Lack of access on Pennsylvania’s Lake Erie tributary streams has confounded and angered fly fishers and other anglers in the state for most of the past decade. The state and local fishing clubs stock the tributary streams (and the lake) with brown trout and steelhead, but when the fish return on their fall and spring migrations, anglers are too often met with “No Trespassing” signs that are meant to preserve private fishing access for landowners and their paying guests.
The result is that the licensed fishing public—the people that fund the hatchery programs—are crowded into a few “public” areas, while a select few enjoy the fruits of state-owned hatcheries.
The good news is that the funds gathered by the sale of Lake Erie trout/salmon permits ($6) over the past five years have accrued to the point where the Pennsylvania Fish & Boat Commission (PFBC) is making significant headway in preserving and enhancing angling access on Lake Erie tributaries.

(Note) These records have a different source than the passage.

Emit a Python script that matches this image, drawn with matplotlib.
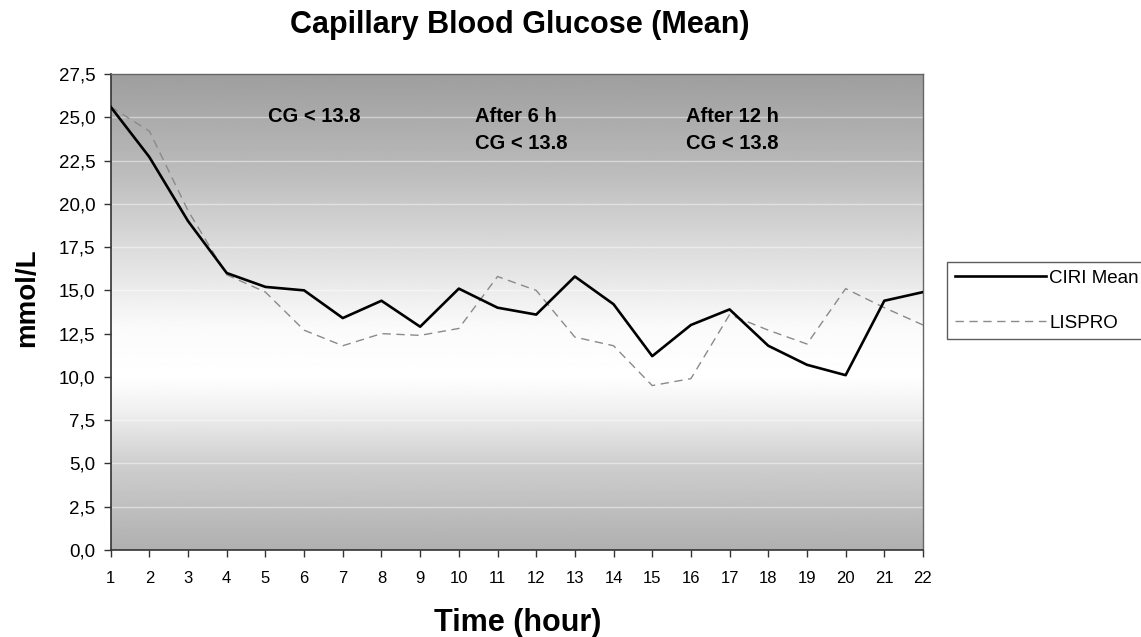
import numpy as np
import matplotlib
matplotlib.use("Agg")
import matplotlib.pyplot as plt

plt.rcParams['font.family'] = ['Liberation Sans', 'DejaVu Sans']

hours = list(range(1, 23))
ciri_mean = [25.6, 22.7, 19.0, 16.0, 15.2, 15.0, 13.4, 14.4, 12.9, 15.1, 14.0,
             13.6, 15.8, 14.2, 11.2, 13.0, 13.9, 11.8, 10.7, 10.1, 14.4, 14.9]
lispro = [25.6, 24.2, 19.6, 15.9, 14.9, 12.7, 11.8, 12.5, 12.4, 12.8, 15.8,
          15.0, 12.3, 11.8, 9.5, 9.9, 13.6, 12.7, 11.9, 15.1, 14.0, 13.0]
yticks = [0, 2.5, 5, 7.5, 10, 12.5, 15, 17.5, 20, 22.5, 25, 27.5]
ytick_labels = ["0,0", "2,5", "5,0", "7,5", "10,0", "12,5", "15,0", "17,5",
                "20,0", "22,5", "25,0", "27,5"]

W, H = 1141, 637
fig = plt.figure(figsize=(W / 100, H / 100), dpi=100)
ax = fig.add_axes([110.7 / W, 1 - 550 / H, 812.3 / W, 476 / H])

# gradient background
ys = np.linspace(0, 27.5, 400)
prof_y = [0, 5, 8, 10, 13, 17.5, 22.5, 27.5]
prof_v = [0.69, 0.81, 0.94, 1.0, 0.98, 0.86, 0.72, 0.62]
vals = np.interp(ys, prof_y, prof_v)
img = np.repeat(vals[:, None], 2, axis=1)
ax.imshow(img, cmap='gray', vmin=0, vmax=1, aspect='auto', origin='lower',
          extent=[1, 22, 0, 27.5], zorder=0, interpolation='bilinear')

for yv in yticks[1:-1]:
    ax.axhline(yv, color='white', lw=1.0, alpha=0.45, zorder=1)

ax.plot(hours, ciri_mean, color='black', lw=1.9, label='CIRI Mean', zorder=3)
ax.plot(hours, lispro, color='#8a8a8a', lw=1.0, ls=(0, (6, 4)), label='LISPRO', zorder=2)

ax.set_xlim(1, 22)
ax.set_ylim(0, 27.5)
ax.set_xticks(hours)
ax.set_xticklabels([str(h) for h in hours], fontsize=12)
ax.set_yticks(yticks)
ax.set_yticklabels(ytick_labels, fontsize=13.5)
ax.tick_params(axis='both', direction='out', length=5, width=1, color='#333333')
ax.tick_params(axis='x', pad=10)
ax.tick_params(axis='y', pad=6)
for s in ['left', 'bottom']:
    ax.spines[s].set_color('#333333')
    ax.spines[s].set_linewidth(1.2)
for s in ['top', 'right']:
    ax.spines[s].set_color('#666666')
    ax.spines[s].set_linewidth(1.0)

ann_kw = dict(fontsize=14.5, fontweight='bold', va='baseline', ha='left')
ax.text(5.07, 24.73, "CG < 13.8", **ann_kw)
ax.text(10.42, 24.73, "After 6 h", **ann_kw)
ax.text(10.42, 23.17, "CG < 13.8", **ann_kw)
ax.text(15.87, 24.73, "After 12 h", **ann_kw)
ax.text(15.87, 23.17, "CG < 13.8", **ann_kw)

fig.text(520 / W, 1 - 33 / H, "Capillary Blood Glucose (Mean)", fontsize=22,
         fontweight='bold', ha='center', va='baseline')
fig.text(518 / W, 1 - 631 / H, "Time (hour)", fontsize=22,
         fontweight='bold', ha='center', va='baseline')
fig.text(27 / W, 1 - 298 / H, "mmol/L", fontsize=20, fontweight='bold',
         ha='center', va='center', rotation=90)

leg = ax.legend(loc='upper left', bbox_to_anchor=(947 / W, 1 - 262 / H),
                bbox_transform=fig.transFigure, frameon=True, fancybox=False,
                edgecolor='#333333', fontsize=13.5, handlelength=4.9,
                borderpad=0.4, labelspacing=1.5, handletextpad=0.15,
                borderaxespad=0)
leg.get_frame().set_linewidth(1.0)

fig.savefig("out.png", dpi=100)
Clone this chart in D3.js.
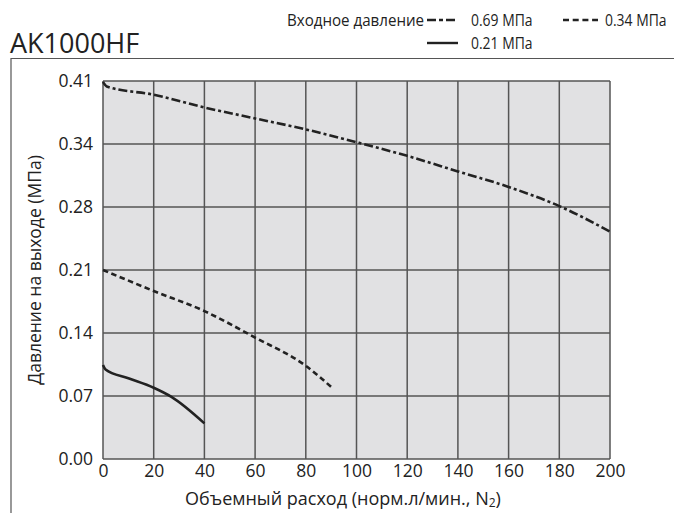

At an April 2012 meeting of the PFBC, Commissioners used the Lake Erie access funds to authorize a grant of $209,300 to the Western Pennsylvania Conservancy to assist with the purchase of approximately 84 acres in Girard Township, Erie County. The property includes 3,600 linear feet of access on Elk Creek and is adjacent to current public fishing easements. The project will include a parking area and a footpath to Elk Creek. Once the project is completed, the public fishing corridor will extend for about 2.7 miles. The conservancy has received additional funding from outside sources for the project.